+++ Input for this task
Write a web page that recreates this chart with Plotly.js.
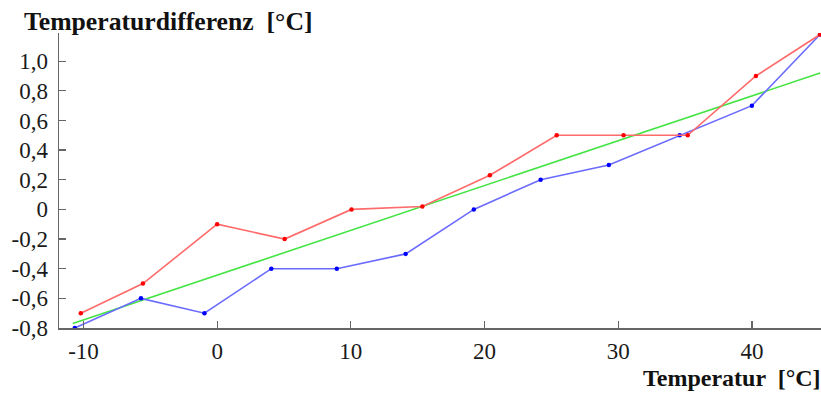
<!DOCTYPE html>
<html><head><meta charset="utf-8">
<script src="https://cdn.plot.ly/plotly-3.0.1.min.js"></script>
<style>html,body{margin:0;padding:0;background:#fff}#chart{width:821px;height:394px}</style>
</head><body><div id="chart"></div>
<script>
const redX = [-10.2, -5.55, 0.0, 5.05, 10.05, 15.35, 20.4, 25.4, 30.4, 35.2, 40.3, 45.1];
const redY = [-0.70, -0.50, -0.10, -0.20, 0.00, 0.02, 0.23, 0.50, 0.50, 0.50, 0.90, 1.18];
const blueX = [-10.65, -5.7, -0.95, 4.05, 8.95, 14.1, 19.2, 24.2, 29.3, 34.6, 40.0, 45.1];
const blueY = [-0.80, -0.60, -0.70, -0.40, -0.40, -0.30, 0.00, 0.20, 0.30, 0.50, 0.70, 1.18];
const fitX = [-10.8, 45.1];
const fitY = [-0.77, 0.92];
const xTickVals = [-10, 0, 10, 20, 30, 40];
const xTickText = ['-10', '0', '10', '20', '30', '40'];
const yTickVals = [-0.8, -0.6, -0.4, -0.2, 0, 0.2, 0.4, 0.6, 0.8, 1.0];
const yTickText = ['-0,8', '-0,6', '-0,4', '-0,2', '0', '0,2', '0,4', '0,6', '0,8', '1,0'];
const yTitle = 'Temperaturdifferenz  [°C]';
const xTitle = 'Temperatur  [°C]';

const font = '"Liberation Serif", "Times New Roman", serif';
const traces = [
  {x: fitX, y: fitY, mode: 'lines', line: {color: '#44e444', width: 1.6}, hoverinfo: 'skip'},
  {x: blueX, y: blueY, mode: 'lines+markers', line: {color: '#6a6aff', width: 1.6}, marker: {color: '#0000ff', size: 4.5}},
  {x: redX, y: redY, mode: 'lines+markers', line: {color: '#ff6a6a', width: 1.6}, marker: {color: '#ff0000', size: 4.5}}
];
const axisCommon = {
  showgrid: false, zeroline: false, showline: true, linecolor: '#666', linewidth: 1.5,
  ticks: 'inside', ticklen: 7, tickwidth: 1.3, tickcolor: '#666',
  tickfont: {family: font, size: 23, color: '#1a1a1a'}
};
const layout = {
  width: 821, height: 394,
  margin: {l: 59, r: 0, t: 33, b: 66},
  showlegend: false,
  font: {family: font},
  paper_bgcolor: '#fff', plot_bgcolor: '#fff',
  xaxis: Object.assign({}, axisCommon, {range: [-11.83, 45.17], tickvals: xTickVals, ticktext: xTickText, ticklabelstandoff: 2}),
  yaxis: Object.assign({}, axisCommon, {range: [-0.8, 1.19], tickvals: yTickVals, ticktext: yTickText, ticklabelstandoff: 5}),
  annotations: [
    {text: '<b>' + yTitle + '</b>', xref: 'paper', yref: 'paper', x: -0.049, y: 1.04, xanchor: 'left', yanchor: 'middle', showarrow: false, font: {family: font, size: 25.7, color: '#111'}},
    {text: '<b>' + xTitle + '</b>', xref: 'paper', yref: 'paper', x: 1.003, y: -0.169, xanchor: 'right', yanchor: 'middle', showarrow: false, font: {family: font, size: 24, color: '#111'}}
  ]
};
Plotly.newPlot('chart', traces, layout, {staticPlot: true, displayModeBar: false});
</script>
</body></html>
++++++
+++ Input for this task
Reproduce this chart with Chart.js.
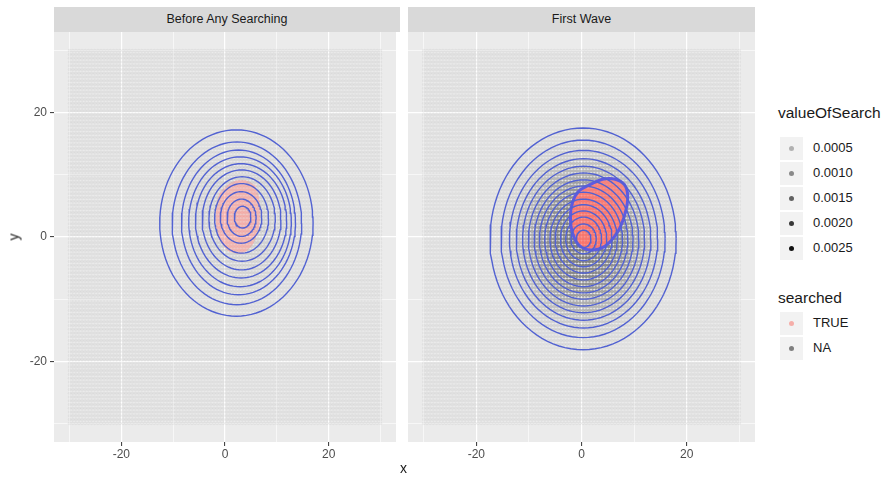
++++++
+++ Input for this task
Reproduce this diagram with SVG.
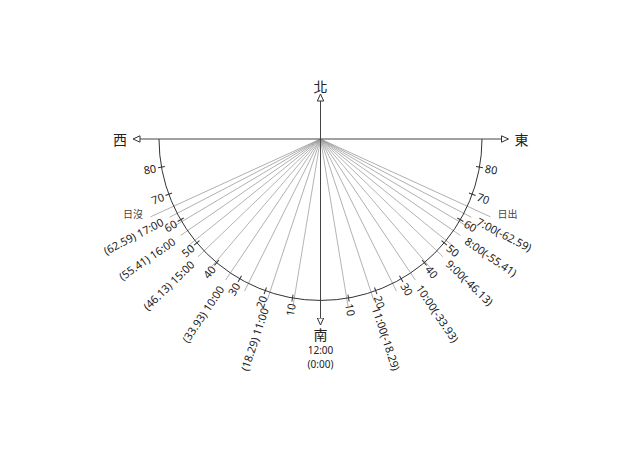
++++++
Above this task is a listing with pictures in it. Retype only the lines from the one containing "Write a web" through the one containing "const xTitle = 'Temperatur", both included, and not the pictures.

Write a web page that recreates this chart with Plotly.js.
<!DOCTYPE html>
<html><head><meta charset="utf-8">
<script src="https://cdn.plot.ly/plotly-3.0.1.min.js"></script>
<style>html,body{margin:0;padding:0;background:#fff}#chart{width:821px;height:394px}</style>
</head><body><div id="chart"></div>
<script>
const redX = [-10.2, -5.55, 0.0, 5.05, 10.05, 15.35, 20.4, 25.4, 30.4, 35.2, 40.3, 45.1];
const redY = [-0.70, -0.50, -0.10, -0.20, 0.00, 0.02, 0.23, 0.50, 0.50, 0.50, 0.90, 1.18];
const blueX = [-10.65, -5.7, -0.95, 4.05, 8.95, 14.1, 19.2, 24.2, 29.3, 34.6, 40.0, 45.1];
const blueY = [-0.80, -0.60, -0.70, -0.40, -0.40, -0.30, 0.00, 0.20, 0.30, 0.50, 0.70, 1.18];
const fitX = [-10.8, 45.1];
const fitY = [-0.77, 0.92];
const xTickVals = [-10, 0, 10, 20, 30, 40];
const xTickText = ['-10', '0', '10', '20', '30', '40'];
const yTickVals = [-0.8, -0.6, -0.4, -0.2, 0, 0.2, 0.4, 0.6, 0.8, 1.0];
const yTickText = ['-0,8', '-0,6', '-0,4', '-0,2', '0', '0,2', '0,4', '0,6', '0,8', '1,0'];
const yTitle = 'Temperaturdifferenz  [°C]';
const xTitle = 'Temperatur  [°C]';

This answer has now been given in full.